- Badhwana Location in Haryana, India
- Country: India
- State: Haryana
- District: Charkhi Dadri
- Tehsil: Charkhi Dadri

Population (2011)
- • Total: 2,180

Languages
- • Official: Haryanvi, Hindi
- PIN: 127310

= Badhwana =

Badhwana is a village in the Charkhi Dadri tehsil of Charkhi Dadri district in the Indian state of Haryana. It is part of the Badhra Assembly constituency. The village was formerly under Bhiwani district; after the creation of Charkhi Dadri as a separate district on 1 December 2016, Badhwana became part of the new district.

== Geography ==
Badhwana is located approximately 20 km from the district headquarters at Charkhi Dadri.

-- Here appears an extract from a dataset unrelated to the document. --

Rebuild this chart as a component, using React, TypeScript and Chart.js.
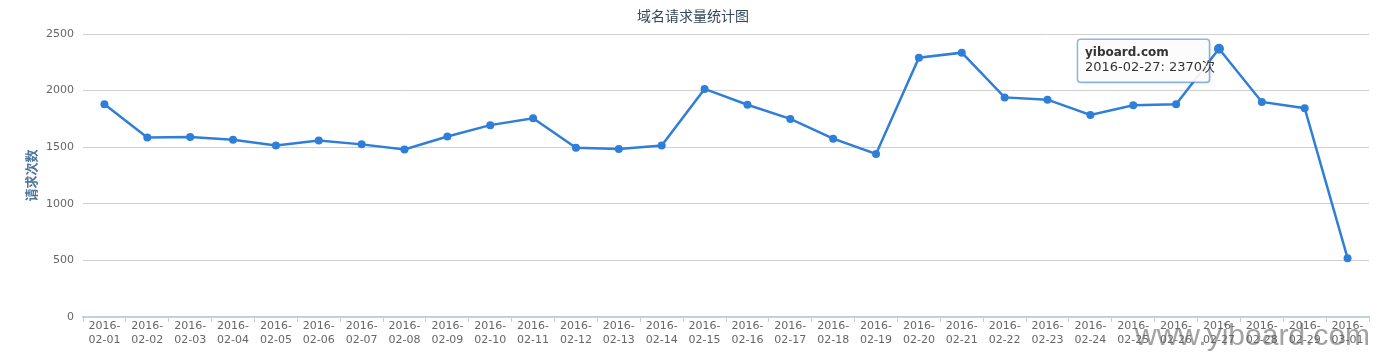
import React, { useEffect, useRef } from "react";
import { Chart, registerables } from "chart.js";

Chart.register(...registerables);

const titleText = "域名请求量统计图";
const yAxisTitle = "请求次数";
const seriesName = "yiboard.com";
const unitSuffix = "次";
const watermark = "www.yiboard.com";

const categories = [
  "2016-02-01", "2016-02-02", "2016-02-03", "2016-02-04", "2016-02-05",
  "2016-02-06", "2016-02-07", "2016-02-08", "2016-02-09", "2016-02-10",
  "2016-02-11", "2016-02-12", "2016-02-13", "2016-02-14", "2016-02-15",
  "2016-02-16", "2016-02-17", "2016-02-18", "2016-02-19", "2016-02-20",
  "2016-02-21", "2016-02-22", "2016-02-23", "2016-02-24", "2016-02-25",
  "2016-02-26", "2016-02-27", "2016-02-28", "2016-02-29", "2016-03-01",
];

const requests = [
  1880, 1585, 1590, 1565, 1515, 1560, 1525, 1480, 1595, 1695,
  1755, 1495, 1485, 1515, 2015, 1875, 1750, 1575, 1440, 2290,
  2335, 1940, 1920, 1785, 1870, 1880, 2370, 1900, 1845, 520,
];

const yTicks = [0, 500, 1000, 1500, 2000, 2500];
const highlightIndex = 26;

const lineColor = "#2f7ed8";

export default function App() {
  const ref = useRef<HTMLCanvasElement | null>(null);

  useEffect(() => {
    if (!ref.current) return;

    const overlay = {
      id: "overlay",
      afterDraw(chart: any) {
        const ctx = chart.ctx;
        // title
        ctx.save();
        ctx.font = "14px 'Noto Sans CJK SC', 'DejaVu Sans', sans-serif";
        ctx.fillStyle = "#33475b";
        ctx.textAlign = "center";
        ctx.textBaseline = "middle";
        ctx.fillText(titleText, 693, 16);
        ctx.restore();

        // tooltip
        const meta = chart.getDatasetMeta(0);
        const el = meta.data[highlightIndex];
        if (el) {
          const px = el.x;
          const py = el.y;
          const w = 132;
          const h = 43;
          const left = px - 142;
          const top = py - 10;
          ctx.save();
          ctx.shadowColor = "rgba(0,0,0,0.18)";
          ctx.shadowOffsetX = 1;
          ctx.shadowOffsetY = 1;
          ctx.shadowBlur = 3;
          ctx.beginPath();
          ctx.roundRect(left + 0.5, top + 0.5, w, h, 3);
          ctx.fillStyle = "rgba(255,255,255,0.92)";
          ctx.fill();
          ctx.shadowColor = "transparent";
          ctx.lineWidth = 1.5;
          ctx.strokeStyle = "rgba(47,126,216,0.55)";
          ctx.stroke();
          ctx.fillStyle = "#333333";
          ctx.textAlign = "left";
          ctx.textBaseline = "middle";
          ctx.font = "bold 12px 'DejaVu Sans', sans-serif";
          ctx.fillText(seriesName, left + 8, top + 14);
          ctx.font = "13px 'DejaVu Sans', 'Noto Sans CJK SC', sans-serif";
          ctx.fillText(
            categories[highlightIndex] + ": " + requests[highlightIndex] + unitSuffix,
            left + 8,
            top + 29
          );
          ctx.restore();
        }

        // watermark
        ctx.save();
        ctx.font = "30px 'Liberation Sans', sans-serif";
        ctx.fillStyle = "rgba(100,100,100,0.6)";
        ctx.textAlign = "left";
        ctx.textBaseline = "alphabetic";
        ctx.fillText(watermark, 1135, 345);
        ctx.restore();
      },
    };

    const chart = new Chart(ref.current, {
      type: "line",
      data: {
        labels: categories.map((c) => ["2016-", c.slice(5)]),
        datasets: [
          {
            label: seriesName,
            data: requests,
            borderColor: lineColor,
            backgroundColor: lineColor,
            borderWidth: 2.5,
            pointRadius: (c: any) => (c.dataIndex === highlightIndex ? 5 : 4),
            pointBorderWidth: 0,
            pointBackgroundColor: lineColor,
            tension: 0,
          },
        ],
      },
      options: {
        responsive: false,
        animation: false,
        events: [],
        layout: { padding: { top: 34, left: 0, right: 8, bottom: 0 } },
        plugins: {
          legend: { display: false },
          title: { display: false },
          tooltip: { enabled: false },
        },
        scales: {
          x: {
            type: "category",
            offset: true,
            grid: {
              display: true,
              drawOnChartArea: false,
              drawTicks: true,
              tickLength: 5,
              color: "#C0D0E0",
              offset: true,
            },
            border: { display: true, color: "#C0D0E0", width: 2 },
            ticks: {
              autoSkip: false,
              maxRotation: 0,
              minRotation: 0,
              padding: -3,
              color: "#666666",
              font: { family: "'DejaVu Sans', sans-serif", size: 11, lineHeight: 1.3 },
            },
            afterFit: (s: any) => {
              s.height = 36;
            },
          },
          y: {
            min: 0,
            max: 2500,
            afterBuildTicks: (s: any) => {
              s.ticks = yTicks.map((v) => ({ value: v }));
            },
            grid: {
              color: "#d0d0d0",
              drawTicks: false,
              lineWidth: 1,
            },
            border: { display: false },
            ticks: {
              padding: 9,
              color: "#666666",
              font: { family: "'DejaVu Sans', sans-serif", size: 11 },
              callback: (v: any) => String(v),
            },
            title: {
              display: true,
              text: yAxisTitle,
              color: "#4d759e",
              font: { family: "'Noto Sans CJK SC', sans-serif", size: 13, weight: "bold" },
              padding: { top: 23, bottom: 0 },
            },
            afterFit: (s: any) => {
              s.width = 83;
            },
          },
        },
      },
      plugins: [overlay],
    });

    return () => chart.destroy();
  }, []);

  return (
    <canvas
      ref={ref}
      width={1377}
      height={353}
      style={{ position: "absolute", left: 0, top: 0, width: 1377, height: 353 }}
    />
  );
}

It lies in the semi-arid region of southern Haryana, characterised by flat plains and agricultural land.

== Demographics ==
As per the 2011 census of India, Badhwana had a population of 2,180, comprising 1,140 males and 1,040 females, across 426 households. The sex ratio was 912 females per 1,000 males, above the Haryana state average of 879. The child sex ratio (age 0–6) was 699, below the state average of 834. The literacy rate was 80.64%, compared to the state average of 75.55%; male literacy stood at 94.16% and female literacy at 66.31%.